What you should do: Take every line from the listing below that contains "chart".

Supplied material:
★ ★ ★ ★

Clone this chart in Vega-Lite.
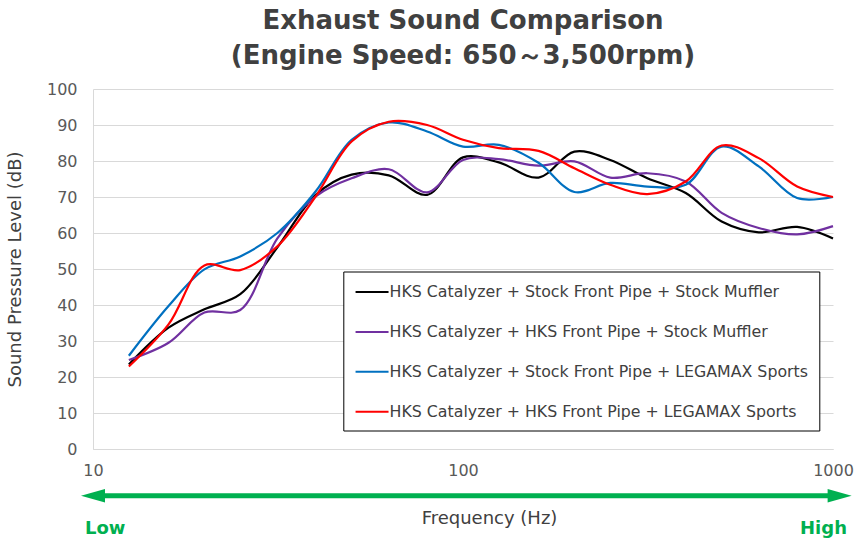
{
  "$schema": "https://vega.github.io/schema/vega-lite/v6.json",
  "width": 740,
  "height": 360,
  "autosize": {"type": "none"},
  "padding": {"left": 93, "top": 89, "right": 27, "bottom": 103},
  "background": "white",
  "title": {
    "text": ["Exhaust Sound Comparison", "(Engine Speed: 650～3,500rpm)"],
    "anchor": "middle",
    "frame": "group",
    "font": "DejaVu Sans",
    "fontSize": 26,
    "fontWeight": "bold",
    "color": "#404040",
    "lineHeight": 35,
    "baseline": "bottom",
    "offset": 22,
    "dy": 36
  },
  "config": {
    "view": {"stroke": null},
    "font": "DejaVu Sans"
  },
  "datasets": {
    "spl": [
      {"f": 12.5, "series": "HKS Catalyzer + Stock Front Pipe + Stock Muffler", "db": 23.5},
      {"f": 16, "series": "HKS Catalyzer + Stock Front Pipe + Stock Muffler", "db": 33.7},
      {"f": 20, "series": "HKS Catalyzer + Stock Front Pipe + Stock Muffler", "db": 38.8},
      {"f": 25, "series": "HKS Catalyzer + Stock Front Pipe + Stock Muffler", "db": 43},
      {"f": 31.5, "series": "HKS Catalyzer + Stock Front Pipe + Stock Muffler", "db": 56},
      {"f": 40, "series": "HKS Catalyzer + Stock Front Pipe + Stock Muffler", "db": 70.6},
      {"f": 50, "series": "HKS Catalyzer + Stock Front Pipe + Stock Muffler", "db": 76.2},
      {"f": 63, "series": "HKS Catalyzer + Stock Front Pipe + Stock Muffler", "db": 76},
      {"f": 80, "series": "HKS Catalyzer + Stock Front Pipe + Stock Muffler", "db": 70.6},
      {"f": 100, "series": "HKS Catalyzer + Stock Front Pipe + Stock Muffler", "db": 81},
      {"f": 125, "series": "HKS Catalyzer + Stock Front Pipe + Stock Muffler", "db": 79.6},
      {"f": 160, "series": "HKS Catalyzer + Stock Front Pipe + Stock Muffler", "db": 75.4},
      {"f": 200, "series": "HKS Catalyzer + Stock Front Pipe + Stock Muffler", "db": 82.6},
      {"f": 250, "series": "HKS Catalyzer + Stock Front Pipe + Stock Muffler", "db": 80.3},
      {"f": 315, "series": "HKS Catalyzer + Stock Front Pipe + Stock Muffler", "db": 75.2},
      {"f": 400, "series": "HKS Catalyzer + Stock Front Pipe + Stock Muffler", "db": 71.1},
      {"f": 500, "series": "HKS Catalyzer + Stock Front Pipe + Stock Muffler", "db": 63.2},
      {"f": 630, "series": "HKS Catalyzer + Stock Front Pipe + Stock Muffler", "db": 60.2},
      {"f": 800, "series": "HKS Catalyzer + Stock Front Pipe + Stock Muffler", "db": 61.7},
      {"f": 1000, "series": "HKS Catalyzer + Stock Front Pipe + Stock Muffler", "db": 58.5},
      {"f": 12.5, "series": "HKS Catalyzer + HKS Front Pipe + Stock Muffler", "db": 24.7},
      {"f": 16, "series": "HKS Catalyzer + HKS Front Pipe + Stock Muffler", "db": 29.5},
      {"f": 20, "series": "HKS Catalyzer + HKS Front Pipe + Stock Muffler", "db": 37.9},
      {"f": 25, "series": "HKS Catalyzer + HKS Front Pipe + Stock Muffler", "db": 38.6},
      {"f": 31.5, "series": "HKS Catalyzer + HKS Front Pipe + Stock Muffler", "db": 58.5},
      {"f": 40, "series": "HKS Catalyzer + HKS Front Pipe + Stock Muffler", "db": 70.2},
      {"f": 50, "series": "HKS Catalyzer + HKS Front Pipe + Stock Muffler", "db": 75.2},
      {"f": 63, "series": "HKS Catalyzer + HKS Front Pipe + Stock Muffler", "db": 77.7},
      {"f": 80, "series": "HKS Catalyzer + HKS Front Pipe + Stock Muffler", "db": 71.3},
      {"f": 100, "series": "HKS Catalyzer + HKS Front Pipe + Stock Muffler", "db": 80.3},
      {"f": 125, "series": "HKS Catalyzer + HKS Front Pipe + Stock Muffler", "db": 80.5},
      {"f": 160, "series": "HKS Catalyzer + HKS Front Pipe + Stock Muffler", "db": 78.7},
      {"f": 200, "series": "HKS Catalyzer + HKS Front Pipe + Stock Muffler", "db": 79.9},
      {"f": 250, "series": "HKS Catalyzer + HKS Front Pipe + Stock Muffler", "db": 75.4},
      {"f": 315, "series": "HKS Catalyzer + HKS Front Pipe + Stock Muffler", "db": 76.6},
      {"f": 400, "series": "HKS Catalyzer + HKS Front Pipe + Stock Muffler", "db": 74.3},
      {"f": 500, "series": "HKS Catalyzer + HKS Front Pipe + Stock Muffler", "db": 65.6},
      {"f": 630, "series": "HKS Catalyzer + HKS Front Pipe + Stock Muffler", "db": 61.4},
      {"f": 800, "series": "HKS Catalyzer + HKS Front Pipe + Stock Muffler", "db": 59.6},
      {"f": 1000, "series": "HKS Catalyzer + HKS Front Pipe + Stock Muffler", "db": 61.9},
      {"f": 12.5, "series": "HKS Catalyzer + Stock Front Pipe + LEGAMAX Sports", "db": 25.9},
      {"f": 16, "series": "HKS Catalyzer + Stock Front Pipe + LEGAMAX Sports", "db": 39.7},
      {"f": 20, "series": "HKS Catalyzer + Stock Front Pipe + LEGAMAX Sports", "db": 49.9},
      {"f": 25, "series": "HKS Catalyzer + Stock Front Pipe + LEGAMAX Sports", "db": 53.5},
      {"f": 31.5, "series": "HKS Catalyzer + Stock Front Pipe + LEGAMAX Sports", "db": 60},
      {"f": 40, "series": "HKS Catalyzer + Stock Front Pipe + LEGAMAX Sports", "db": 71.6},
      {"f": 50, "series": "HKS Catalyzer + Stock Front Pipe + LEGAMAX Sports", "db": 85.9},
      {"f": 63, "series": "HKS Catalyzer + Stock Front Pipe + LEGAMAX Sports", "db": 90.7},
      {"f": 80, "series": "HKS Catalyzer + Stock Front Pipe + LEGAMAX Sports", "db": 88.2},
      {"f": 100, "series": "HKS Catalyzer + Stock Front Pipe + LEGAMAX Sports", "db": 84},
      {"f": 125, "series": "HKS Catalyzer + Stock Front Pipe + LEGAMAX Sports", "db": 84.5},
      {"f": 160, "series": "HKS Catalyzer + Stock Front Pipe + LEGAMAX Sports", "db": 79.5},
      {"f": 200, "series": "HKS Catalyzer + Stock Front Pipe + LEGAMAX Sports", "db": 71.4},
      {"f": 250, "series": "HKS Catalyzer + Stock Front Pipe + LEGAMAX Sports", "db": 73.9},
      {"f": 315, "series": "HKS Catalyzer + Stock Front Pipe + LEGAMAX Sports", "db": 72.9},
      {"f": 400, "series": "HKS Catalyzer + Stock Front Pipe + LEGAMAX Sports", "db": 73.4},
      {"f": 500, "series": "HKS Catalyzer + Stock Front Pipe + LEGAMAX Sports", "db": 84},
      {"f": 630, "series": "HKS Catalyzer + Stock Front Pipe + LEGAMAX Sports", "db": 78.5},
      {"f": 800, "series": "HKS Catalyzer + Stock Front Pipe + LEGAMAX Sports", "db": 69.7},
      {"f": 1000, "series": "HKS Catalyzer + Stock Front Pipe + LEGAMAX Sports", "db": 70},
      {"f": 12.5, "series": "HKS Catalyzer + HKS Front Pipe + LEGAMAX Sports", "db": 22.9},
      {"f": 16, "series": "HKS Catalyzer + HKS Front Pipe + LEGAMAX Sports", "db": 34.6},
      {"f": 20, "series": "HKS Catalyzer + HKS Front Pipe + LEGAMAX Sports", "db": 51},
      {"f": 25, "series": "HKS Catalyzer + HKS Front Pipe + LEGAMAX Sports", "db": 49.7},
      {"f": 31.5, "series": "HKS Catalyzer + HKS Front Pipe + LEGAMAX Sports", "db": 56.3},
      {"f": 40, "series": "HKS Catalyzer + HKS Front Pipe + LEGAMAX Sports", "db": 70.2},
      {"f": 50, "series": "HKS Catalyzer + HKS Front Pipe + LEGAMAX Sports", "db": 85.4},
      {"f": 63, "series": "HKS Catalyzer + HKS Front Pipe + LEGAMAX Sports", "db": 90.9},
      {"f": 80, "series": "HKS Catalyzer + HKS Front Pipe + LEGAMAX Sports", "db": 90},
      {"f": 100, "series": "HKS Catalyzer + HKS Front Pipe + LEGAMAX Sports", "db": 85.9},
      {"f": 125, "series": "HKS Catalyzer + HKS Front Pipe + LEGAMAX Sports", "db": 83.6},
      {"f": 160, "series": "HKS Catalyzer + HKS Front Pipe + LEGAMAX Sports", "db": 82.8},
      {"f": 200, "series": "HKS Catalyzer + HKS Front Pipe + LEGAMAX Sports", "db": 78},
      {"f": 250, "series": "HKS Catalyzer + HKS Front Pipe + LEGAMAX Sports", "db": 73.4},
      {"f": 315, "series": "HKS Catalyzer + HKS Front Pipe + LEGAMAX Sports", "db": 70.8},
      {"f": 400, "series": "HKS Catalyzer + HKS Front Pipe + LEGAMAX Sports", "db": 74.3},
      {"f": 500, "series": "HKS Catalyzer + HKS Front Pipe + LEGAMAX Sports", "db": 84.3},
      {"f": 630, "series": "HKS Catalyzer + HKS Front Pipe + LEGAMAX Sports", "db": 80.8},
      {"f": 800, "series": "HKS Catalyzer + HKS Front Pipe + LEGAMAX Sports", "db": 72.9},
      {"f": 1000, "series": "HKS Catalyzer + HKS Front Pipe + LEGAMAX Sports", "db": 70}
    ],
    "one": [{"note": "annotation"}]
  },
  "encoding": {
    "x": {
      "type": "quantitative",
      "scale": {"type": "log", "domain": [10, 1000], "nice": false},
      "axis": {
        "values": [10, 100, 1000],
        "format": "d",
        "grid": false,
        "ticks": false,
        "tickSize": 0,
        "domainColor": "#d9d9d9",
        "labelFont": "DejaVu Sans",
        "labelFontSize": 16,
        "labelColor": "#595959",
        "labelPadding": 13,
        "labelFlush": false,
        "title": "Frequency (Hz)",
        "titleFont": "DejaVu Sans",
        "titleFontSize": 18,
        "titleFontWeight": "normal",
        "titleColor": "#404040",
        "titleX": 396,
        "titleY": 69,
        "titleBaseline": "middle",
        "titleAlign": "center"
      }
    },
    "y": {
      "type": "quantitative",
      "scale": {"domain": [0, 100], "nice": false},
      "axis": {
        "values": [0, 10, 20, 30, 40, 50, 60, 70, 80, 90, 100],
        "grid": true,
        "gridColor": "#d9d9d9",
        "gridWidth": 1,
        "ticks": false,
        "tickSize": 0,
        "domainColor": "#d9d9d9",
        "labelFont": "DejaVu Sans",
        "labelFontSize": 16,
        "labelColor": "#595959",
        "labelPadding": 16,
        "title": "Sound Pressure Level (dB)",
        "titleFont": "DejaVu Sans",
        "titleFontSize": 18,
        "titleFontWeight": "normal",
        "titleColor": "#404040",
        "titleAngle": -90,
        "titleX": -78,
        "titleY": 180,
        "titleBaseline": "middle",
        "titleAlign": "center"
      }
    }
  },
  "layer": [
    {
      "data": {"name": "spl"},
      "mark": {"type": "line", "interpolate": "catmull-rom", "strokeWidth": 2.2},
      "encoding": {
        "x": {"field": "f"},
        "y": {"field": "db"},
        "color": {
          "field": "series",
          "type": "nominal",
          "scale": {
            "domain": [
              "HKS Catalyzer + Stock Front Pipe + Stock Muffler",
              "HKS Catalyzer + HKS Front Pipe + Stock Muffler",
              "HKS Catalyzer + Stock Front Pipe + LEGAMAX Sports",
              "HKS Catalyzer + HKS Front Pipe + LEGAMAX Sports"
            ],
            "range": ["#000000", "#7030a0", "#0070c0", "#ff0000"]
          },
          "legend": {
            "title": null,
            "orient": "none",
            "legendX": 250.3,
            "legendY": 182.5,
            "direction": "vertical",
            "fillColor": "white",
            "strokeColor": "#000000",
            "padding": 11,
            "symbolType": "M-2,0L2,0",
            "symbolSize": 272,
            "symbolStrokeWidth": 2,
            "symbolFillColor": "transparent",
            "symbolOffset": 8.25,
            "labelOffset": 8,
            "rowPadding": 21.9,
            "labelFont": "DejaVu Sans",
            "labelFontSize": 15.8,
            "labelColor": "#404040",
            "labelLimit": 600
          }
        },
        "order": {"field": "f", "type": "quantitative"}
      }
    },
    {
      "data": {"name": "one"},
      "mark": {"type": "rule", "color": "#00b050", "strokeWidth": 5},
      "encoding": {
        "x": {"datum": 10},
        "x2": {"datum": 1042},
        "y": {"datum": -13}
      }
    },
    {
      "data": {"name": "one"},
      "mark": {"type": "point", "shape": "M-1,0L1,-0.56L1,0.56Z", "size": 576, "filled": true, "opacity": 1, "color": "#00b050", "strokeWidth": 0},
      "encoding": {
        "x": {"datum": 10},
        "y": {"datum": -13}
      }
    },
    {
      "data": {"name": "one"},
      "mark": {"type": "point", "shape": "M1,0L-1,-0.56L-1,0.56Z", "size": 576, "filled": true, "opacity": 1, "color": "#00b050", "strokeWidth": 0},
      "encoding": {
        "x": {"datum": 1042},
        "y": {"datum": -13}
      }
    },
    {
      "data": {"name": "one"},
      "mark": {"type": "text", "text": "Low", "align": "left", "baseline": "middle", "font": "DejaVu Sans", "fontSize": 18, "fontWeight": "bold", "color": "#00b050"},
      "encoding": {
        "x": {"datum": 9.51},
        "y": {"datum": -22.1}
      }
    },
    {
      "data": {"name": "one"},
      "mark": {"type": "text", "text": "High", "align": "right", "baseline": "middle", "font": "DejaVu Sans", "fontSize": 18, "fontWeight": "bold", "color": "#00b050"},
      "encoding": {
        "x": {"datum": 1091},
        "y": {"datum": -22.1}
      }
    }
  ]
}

★ ★ ★ ★

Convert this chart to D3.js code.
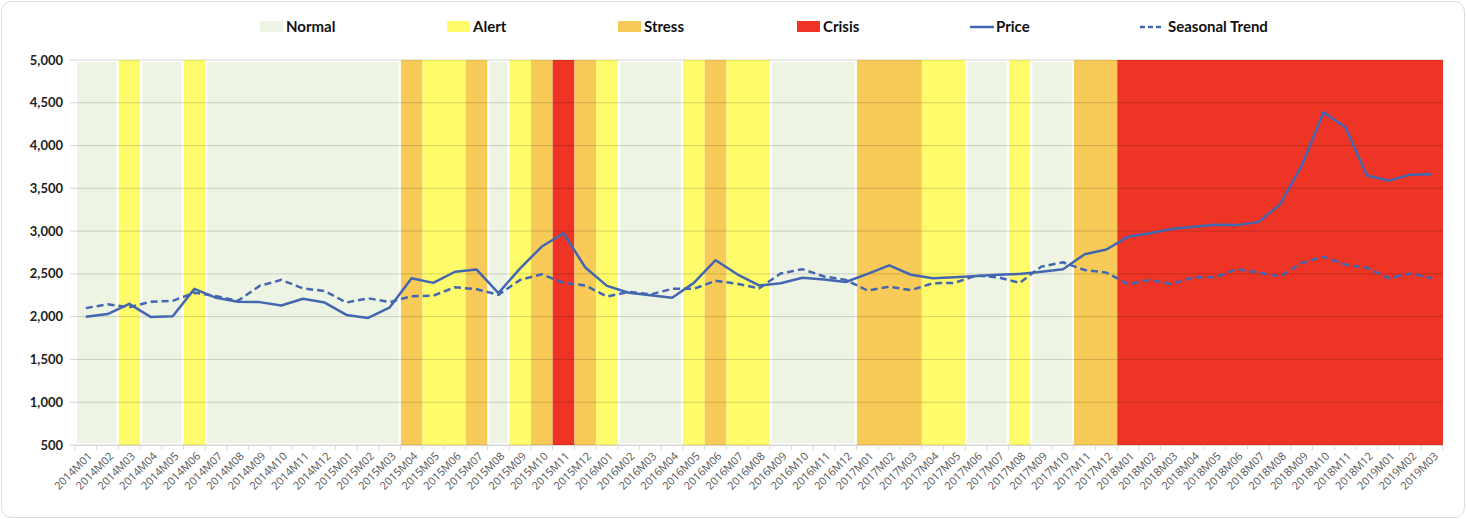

★ ★ ★ ★

Reply to the exercise:
Clone this chart in Vega-Lite.
Convert this chart to D3.js code.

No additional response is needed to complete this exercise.